Convolutional Neural Network (CNN) Algorithm in Deep Learning

Convolutional Neural Networks (CNN) represent one of the core algorithms in deep learning for processing image data. By simulating the human brain's visual perception mechanism, CNNs can automatically extract hierarchical features from images and are widely applied in areas such as image classification and object detection.

The core architecture of CNN consists of three key components: Convolutional Layer: Extracts local features through sliding window operations, using learnable filters to create feature maps from input images. This operation preserves spatial relationships between pixels while significantly reducing parameter count through weight sharing. Code implementation typically involves defining kernel size, stride, and padding parameters using frameworks like TensorFlow's Conv2D or PyTorch's nn.Conv2d. Pooling Layer: Commonly employs max pooling or average pooling to downsample feature maps, reducing data dimensionality while preserving important features and enhancing model robustness to positional variations. Implementation involves specifying pool size and stride parameters, with max pooling being preferred for preserving strong activation features. Fully Connected Layer: Combines extracted high-level features to produce final classification results, typically implemented using dense layers that connect all neurons from previous layers to output nodes.
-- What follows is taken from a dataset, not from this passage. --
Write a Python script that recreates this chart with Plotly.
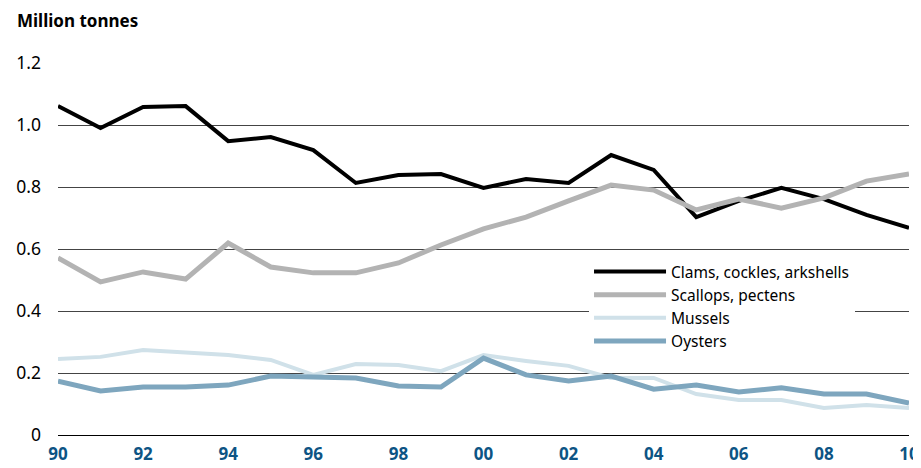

Typical CNN implementation includes complete training and testing workflows. During training, backpropagation algorithm adjusts network parameters using loss functions like cross-entropy to measure prediction errors, combined with optimizers such as Adam for parameter updates. The training process involves forward propagation, loss calculation, and gradient descent optimization. Testing phase freezes network weights and performs only forward propagation to evaluate model performance on unseen data, implemented through model.eval() mode in deep learning frameworks.

Modern CNN architectures like ResNet introduce innovative structures such as skip connections, effectively solving the vanishing gradient problem in deep networks and enabling network depths of hundreds of layers. Practical applications require attention to techniques like data augmentation, learning rate scheduling, and regularization methods (Dropout, L2 regularization) to improve model generalization capability. Code implementation often involves using pre-trained models and transfer learning for specific computer vision tasks.